It came as the UN’s rights chief on Thursday said Russian troops had killed hundreds of Ukrainian civilians in the first months of the war.
The Russian state Duma on Wednesday adopted the first reading of a bill saying that any offences committed in Donetsk, Luhansk, Zaporizhzhia and Kherson, before the four Ukrainian regions were annexed on Sept 30, “will not be considered a crime punishable by law” if they are deemed to have been “in the interest of the Russian Federation”.
It was not clear how it would be decided whether a crime had served Russia’s interests.

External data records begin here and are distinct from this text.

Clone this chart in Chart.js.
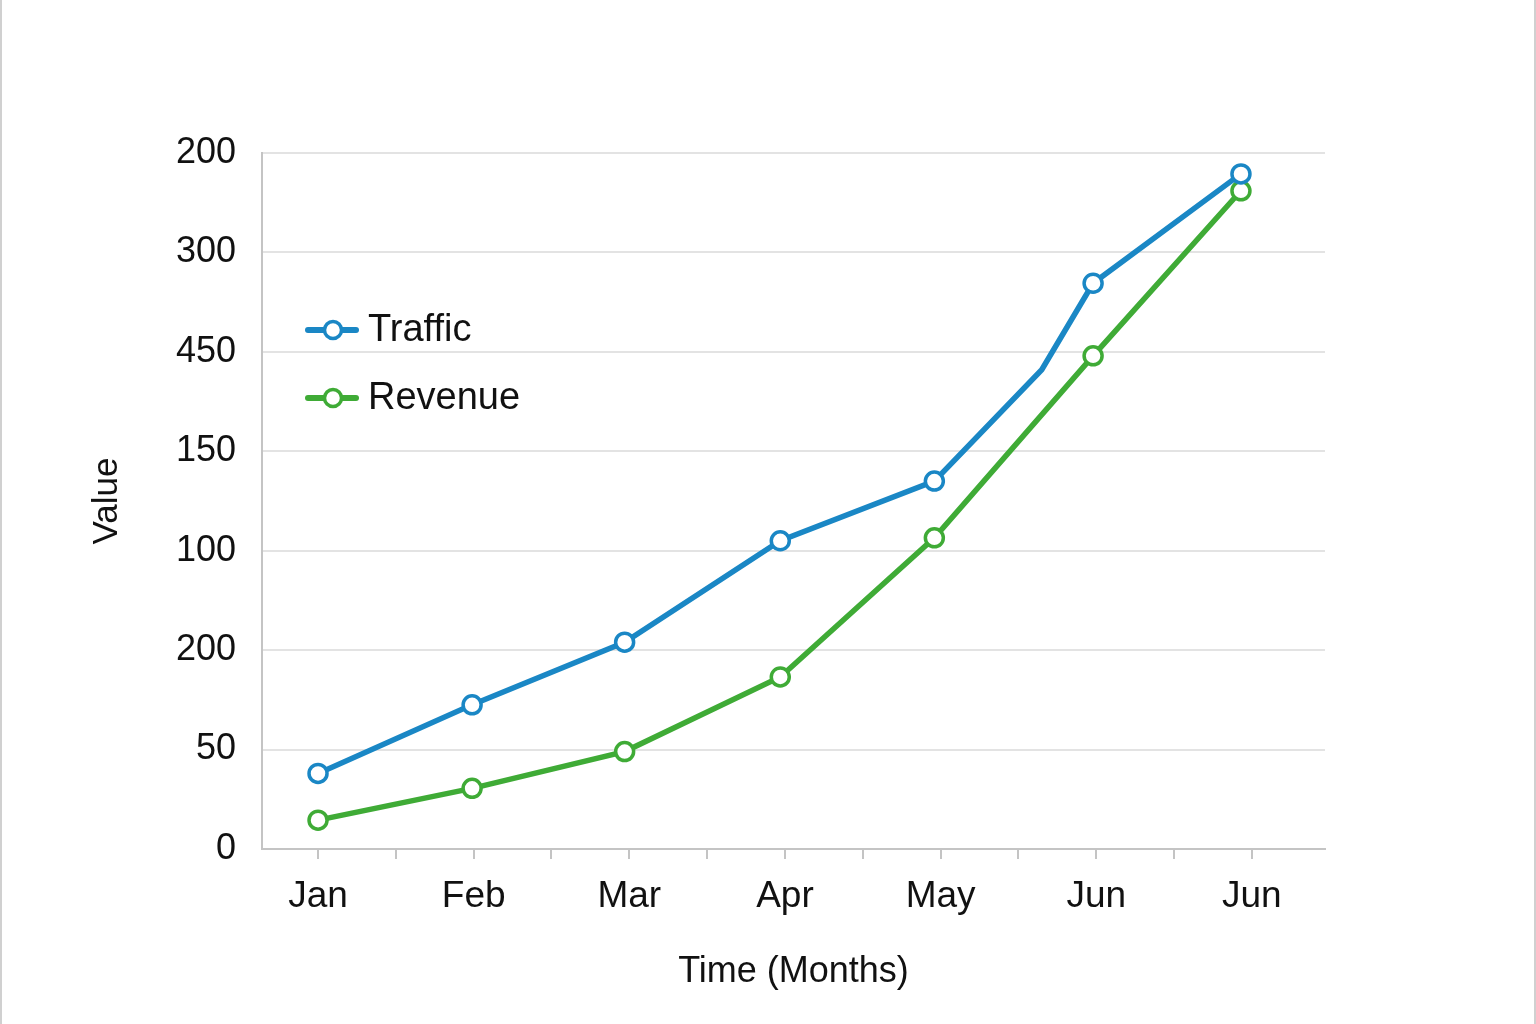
<!DOCTYPE html>
<html>
<head>
<meta charset="utf-8">
<script src="https://cdn.jsdelivr.net/npm/chart.js@4.4.0/dist/chart.umd.min.js"></script>
<style>
  html, body { margin: 0; padding: 0; background: #fff; }
  #wrap { position: relative; width: 1536px; height: 1024px; box-sizing: border-box;
          border-left: 2px solid #d0d0d0; border-right: 2px solid #d0d0d0; }
  canvas { display: block; }
</style>
</head>
<body>
<div id="wrap"><canvas id="c" width="1532" height="1024"></canvas></div>
<script>
// Category labels (x) and their positions on the month axis
const monthLabels = ['Jan', 'Feb', 'Mar', 'Apr', 'May', 'Jun', 'Jun'];
// Y tick labels as printed (bottom to top), evenly spaced
const yTickLabels = ['0', '50', '200', '100', '150', '450', '300', '200'];

// Traffic series (x = month position, y = position on the printed scale, in tick steps)
const trafficX = [0, 0.99, 1.97, 2.97, 3.96, 4.65, 4.98, 5.93];
const trafficY = [0.76, 1.45, 2.08, 3.10, 3.70, 4.82, 5.69, 6.79];
const trafficMarker = [true, true, true, true, true, false, true, true];

// Revenue series
const revenueX = [0, 0.99, 1.97, 2.97, 3.96, 4.98, 5.93];
const revenueY = [0.29, 0.61, 0.98, 1.73, 3.13, 4.96, 6.62];

const BLUE = '#1a87c5';
const GREEN = '#3fab36';
const FONT = "'Liberation Sans', Arial, Helvetica, sans-serif";

function pts(xs, ys) { return xs.map((x, i) => ({ x: x, y: ys[i] })); }

const legendPlugin = {
  id: 'insideLegend',
  afterDatasetsDraw(chart) {
    const ctx = chart.ctx;
    const area = chart.chartArea;
    const x0 = area.left + 46;
    const rows = [area.top + 177, area.top + 245];
    ctx.save();
    chart.data.datasets.forEach((ds, i) => {
      const y = rows[i];
      ctx.strokeStyle = ds.borderColor;
      ctx.lineWidth = 6;
      ctx.lineCap = 'round';
      ctx.beginPath();
      ctx.moveTo(x0, y);
      ctx.lineTo(x0 + 48, y);
      ctx.stroke();
      ctx.beginPath();
      ctx.arc(x0 + 25, y, 8.5, 0, Math.PI * 2);
      ctx.fillStyle = '#fff';
      ctx.fill();
      ctx.lineWidth = 3.5;
      ctx.stroke();
      ctx.fillStyle = '#111';
      ctx.font = '38px ' + FONT;
      ctx.textAlign = 'left';
      ctx.textBaseline = 'middle';
      ctx.fillText(ds.label, x0 + 60, y + 1);
    });
    ctx.restore();
  }
};

new Chart(document.getElementById('c'), {
  type: 'line',
  data: {
    datasets: [
      {
        label: 'Traffic',
        data: pts(trafficX, trafficY),
        borderColor: BLUE,
        backgroundColor: '#fff',
        borderWidth: 5.5,
        pointRadius: trafficMarker.map(m => m ? 9 : 0),
        pointBorderWidth: 3.5,
        pointBackgroundColor: '#fff',
        pointBorderColor: BLUE,
        tension: 0
      },
      {
        label: 'Revenue',
        data: pts(revenueX, revenueY),
        borderColor: GREEN,
        backgroundColor: '#fff',
        borderWidth: 5.5,
        pointRadius: 9,
        pointBorderWidth: 3.5,
        pointBackgroundColor: '#fff',
        pointBorderColor: GREEN,
        tension: 0
      }
    ]
  },
  options: {
    responsive: false,
    animation: false,
    devicePixelRatio: 1,
    layout: { padding: { left: 84, right: 209, top: 153, bottom: 30 } },
    plugins: { legend: { display: false }, tooltip: { enabled: false } },
    scales: {
      x: {
        type: 'linear',
        min: -0.36,
        max: 6.47,
        afterFit(s) { s.height = 145; },
        ticks: {
          stepSize: 0.5,
          includeBounds: false,
          autoSkip: false,
          maxRotation: 0,
          padding: 16,
          color: '#111',
          font: { family: FONT, size: 37 },
          callback(v) {
            return Number.isInteger(v) ? (monthLabels[v] || '') : '';
          }
        },
        grid: {
          drawOnChartArea: false,
          drawTicks: true,
          tickLength: 10,
          color: '#c4c4c4',
          lineWidth: 2
        },
        border: { display: true, color: '#c4c4c4', width: 2 },
        title: {
          display: true,
          text: 'Time (Months)',
          color: '#111',
          font: { family: FONT, size: 36 },
          padding: { top: 14, bottom: 0 }
        }
      },
      y: {
        type: 'linear',
        min: 0,
        max: 7,
        afterFit(s) { s.width = 176; },
        ticks: {
          stepSize: 1,
          padding: 26,
          color: '#111',
          font: { family: FONT, size: 36 },
          callback(v) { return yTickLabels[v]; }
        },
        grid: {
          drawTicks: false,
          color: '#e3e3e3',
          lineWidth: 2
        },
        border: { display: true, color: '#c4c4c4', width: 2 },
        title: {
          display: true,
          text: 'Value',
          color: '#111',
          font: { family: FONT, size: 35 },
          padding: { top: 0, bottom: 0 }
        }
      }
    }
  },
  plugins: [legendPlugin]
});
</script>
</body>
</html>
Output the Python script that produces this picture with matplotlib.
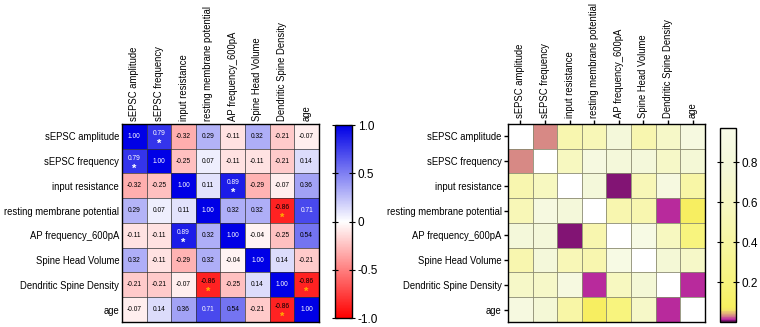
import numpy as np
import matplotlib
matplotlib.use("Agg")
import matplotlib.pyplot as plt
from matplotlib.colors import LinearSegmentedColormap

plt.rcParams['font.family'] = ['Liberation Sans', 'DejaVu Sans']

labels = ["sEPSC amplitude", "sEPSC frequency", "input resistance",
          "resting membrane potential", "AP frequency_600pA",
          "Spine Head Volume", "Dendritic Spine Density", "age"]

# correlation coefficients (left panel)
r = np.array([
    [1.00, 0.79, -0.32, 0.29, -0.11, 0.32, -0.21, -0.07],
    [0.79, 1.00, -0.25, 0.07, -0.11, -0.11, -0.21, 0.14],
    [-0.32, -0.25, 1.00, 0.11, 0.89, -0.29, -0.07, 0.36],
    [0.29, 0.07, 0.11, 1.00, 0.32, 0.32, -0.86, 0.71],
    [-0.11, -0.11, 0.89, 0.32, 1.00, -0.04, -0.25, 0.54],
    [0.32, -0.11, -0.29, 0.32, -0.04, 1.00, 0.14, -0.21],
    [-0.21, -0.21, -0.07, -0.86, -0.25, 0.14, 1.00, -0.86],
    [-0.07, 0.14, 0.36, 0.71, 0.54, -0.21, -0.86, 1.00],
])

# p values (right panel), diagonal left blank
nan = np.nan
p = np.array([
    [nan, 0.034, 0.48, 0.53, 0.81, 0.48, 0.65, 0.88],
    [0.034, nan, 0.59, 0.88, 0.81, 0.81, 0.65, 0.76],
    [0.48, 0.59, nan, 0.81, 0.007, 0.53, 0.88, 0.43],
    [0.53, 0.88, 0.81, nan, 0.48, 0.48, 0.013, 0.074],
    [0.81, 0.81, 0.007, 0.48, nan, 0.93, 0.59, 0.21],
    [0.48, 0.81, 0.53, 0.48, 0.93, nan, 0.76, 0.65],
    [0.65, 0.65, 0.88, 0.013, 0.59, 0.76, nan, 0.013],
    [0.88, 0.76, 0.43, 0.074, 0.21, 0.65, 0.013, nan],
])

n = len(labels)
fs = 6.85

fig = plt.figure(figsize=(7.6, 3.27), dpi=100)

# ---- left: correlation ----
cmap_r = LinearSegmentedColormap.from_list("rwb", ["#ff0000", "#ffffff", "#0000e6"])
ax1 = fig.add_axes([0.1605, 0.0153, 0.2592, 0.6055])
im1 = ax1.imshow(r, cmap=cmap_r, vmin=-1, vmax=1, aspect='auto')
for i in range(n):
    for j in range(n):
        v = r[i, j]
        col = 'white' if v >= 0.7 else 'black'
        sig = abs(v) >= 0.75 and i != j
        yy = i - 0.12 if sig else i
        ax1.text(j, yy, f"{v:.2f}", ha='center', va='center', fontsize=4.8, color=col)
        if sig:
            scol = 'white' if v > 0 else '#ffb000'
            ax1.text(j, i + 0.3, "*", ha='center', va='center', fontsize=8, color=scol,
                     fontweight='bold')
ax1.set_xticks(np.arange(n))
ax1.set_yticks(np.arange(n))
ax1.set_xticklabels(labels, rotation=90, fontsize=fs)
ax1.set_yticklabels(labels, fontsize=fs)
ax1.xaxis.tick_top()
ax1.tick_params(length=0, pad=2)
ax1.set_xticks(np.arange(n + 1) - 0.5, minor=True)
ax1.set_yticks(np.arange(n + 1) - 0.5, minor=True)
ax1.grid(which='minor', color='#333333', linewidth=0.5)
ax1.tick_params(which='minor', length=0)
for s in ax1.spines.values():
    s.set_linewidth(1.0)

cax1 = fig.add_axes([0.4408, 0.027, 0.0224, 0.59])
cb1 = fig.colorbar(im1, cax=cax1)
cb1.set_ticks([-1, -0.5, 0, 0.5, 1])
cb1.set_ticklabels(["-1.0", "-0.5", "0", "0.5", "1.0"])
cb1.ax.tick_params(direction='inout', left=True, right=True, length=4,
                   width=0.8, labelsize=8.5, pad=2)
cb1.outline.set_linewidth(1.0)

# ---- right: p values ----
cmap_p = LinearSegmentedColormap.from_list("pv", [
    (0.0, "#5e1850"), (0.008, "#a8109a"), (0.014, "#c23a9e"),
    (0.035, "#dc9a80"), (0.06, "#f4e468"), (0.077, "#f8f060"),
    (0.2, "#f8f47c"), (0.4, "#f8f6a0"), (0.6, "#f8f8c0"),
    (0.8, "#f4f8d8"), (1.0, "#f8fbe8")])
ax2 = fig.add_axes([0.6684, 0.0153, 0.2592, 0.6055])
ax2.set_facecolor('white')
im2 = ax2.imshow(p, cmap=cmap_p, vmin=0.0, vmax=0.97, aspect='auto')
ax2.set_xticks(np.arange(n))
ax2.set_yticks(np.arange(n))
ax2.set_xticklabels(labels, rotation=90, fontsize=fs)
ax2.set_yticklabels(labels, fontsize=fs)
ax2.xaxis.tick_top()
ax2.tick_params(length=3, width=1.0, pad=1.5)
ax2.set_xticks(np.arange(n + 1) - 0.5, minor=True)
ax2.set_yticks(np.arange(n + 1) - 0.5, minor=True)
ax2.grid(which='minor', color='#8a8a70', linewidth=0.6)
ax2.tick_params(which='minor', length=0)
for s in ax2.spines.values():
    s.set_linewidth(1.0)

cax2 = fig.add_axes([0.948, 0.0153, 0.021, 0.593])
cb2 = fig.colorbar(im2, cax=cax2)
cb2.set_ticks([0.2, 0.4, 0.6, 0.8])
cb2.ax.tick_params(direction='inout', left=True, right=True, length=4,
                   width=0.8, labelsize=8.5, pad=2)
cb2.outline.set_linewidth(1.0)

fig.savefig("out.png", dpi=100)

The Russian armed forces have been accused of a wide range of crimes in the occupied regions of Ukraine, ranging from torture, rape and murder to looting and vandalism.
‘Absolutely horrific’
Prominent lawyer Mikhail Benyash lashed out at the amendment, calling it “absolutely horrific”.
“First, this has nothing to do with the law. Second, it leaves massive room for corruption,” he said on his Telegram channel.
“Third, it puts Russia in a precarious position as this country will be effectively saying: ‘You’re free to commit any crimes in my favour, and I’m going to forgive it all’. This is madness.”
Leading Russian legal publication Advokatskaya Ulitsa in its review of the bill lambasted the bill as “offering to set up a legal framework of the Wild West or even the Middle Ages”.